Forum topic

8 posts / 0 new
Last post
increase in thrombosis

It has been brought up that there seems to be an increase in rate of thrombosis in our picc patients.  So now i am taking a look at our stats and checking to see what type of catheter used, how many sticks, how many are repositioned, inserter. Any thoughts on what I should be looking at or for? Or how i should be going about addressing this issue? We do use ultrasound.

Sharon Symons



Are you also looking at the

Are you also looking at the vein diameter when you place the line with US? Do you consider this when choosing the French size of the catheter? Inserter skill level, patient risk factors such as cancer or diabetes, and tip location are all critical factors brought out in other studies. How are the diagnoses of vein thrombosis actually made? Are you conducting these same tests on all patients or only those that are sympotomatic? The majority of all CVCs will have clinically silent vein thromboses. So this must be considered when analyzing your data.  

Lynn Hadaway, M.Ed., RN, BC, CRNI

Lynn Hadaway, M.Ed., NPD-BC, CRNI

Lynn Hadaway Associates, Inc.

PO Box 10

Milner, GA 30257


Office Phone 770-358-7861

If you are using a reverse

If you are using a reverse taper catheter, how much of the proximal portion is inserted. Some reverse taper catheters are 1-2 French sizes larger as far down as 8cm.  So this means tht the largest part of the catheter is in the smallest part of the vasculature.

You really want to look at  your catheter to vessel ratio

Just somethings to consider

In addition to the other

In addition to the other posts, I would add that a key word you used is "seems". Even if you were able to locate and tally all of the PICCs in your patients that were symptomatic for thrombus - what data would you compare it to?  How many variables would be involved with that data (vein/cath ratio, patient risk factors, inserter skill/#of cannulations, pt. vascular access history, etc.).  

Without good studies using pre and post doppler assessments and controlling for variability, length of study time,  and sample size - not sure how helpful your data will be.  

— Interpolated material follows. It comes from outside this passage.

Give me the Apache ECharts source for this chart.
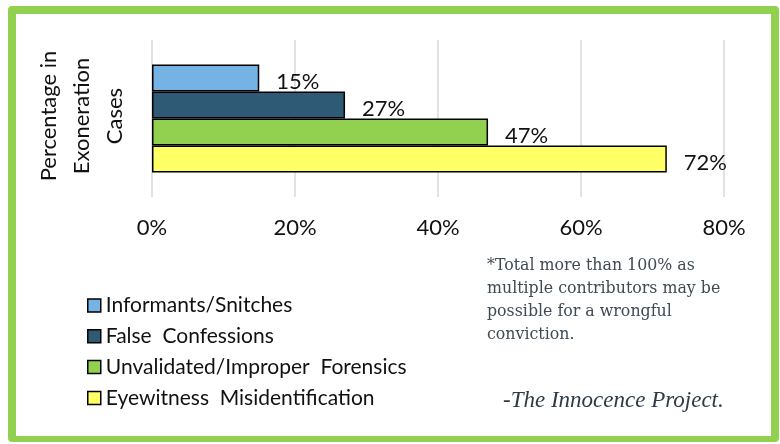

Thrombosis is a serious issue, and we do need to pay attention to it.  And - I wouldn't let anyone "seems" you or your team.  Ask them for their data. 



Mari Cordes, BS RN 

Nurse Educator IV Therapy
Fletcher Allen Health Care, Burlington VT

Mari Cordes, BS RNIII VA-BC
Vascular Access Department
University of Vermont Medical Center

Hi Sharon,it's me

Hi Sharon,it's me response to your post, when you stated that it was brought to your attention that there seems to be a rate increase in thrombosis with your PICC patients, I am going to take a different spin on this from my own past experiences with this type of ambiguous statement.  I am curious.....who has noticed this.....and is it more than one source as sometimes I have found that a statement may be made that sounds like many numbers are involved where in reality it was really only less than a few or if even 1 patient in reality.  Where I used to work we followed every PICC patient post-placement through out the hospital stay so we were able to stay on top of all associated developments so immediately we could come up with answers to statements that were made especially ones that may be exaggerated, etc.  So going back and taking an inventory of the items you mentioned is a great place to start along with the other great suggestions given to you on this forum.  Also, what catheters are you presently using?.....and have you been able to link to date one catheter that this situation could possibly be connected with if you find there really is an issue at all.  It will be interesting to follow how this unfolds for you....good luck.  

Kathy Kokotis Bard Access

Kathy Kokotis

Bard Access Systems

lrasberry - who do you work for since leaving BD?  Arrow or Angiodynamics


Kathy Kokotis

Bard Access Systems

Thanks everyone for your

Thanks everyone for your responses/advice. I am on it


When assessing occlsuion
When assessing occlsuion around the catheter, you may very well be able to assess the blood flow around the PICC catheter after you have placed it.  The pre-assessment technique that you have done prior to the PICC placement could certainly be applied to a post assessment after the catheter placement.  Use your ultrasound to assess for vessel wall thickness, coapt ot the vessel, "softness" of the vein, blood flow around the catheter, dilation of other vessels in the extremity, etc.  Good luck!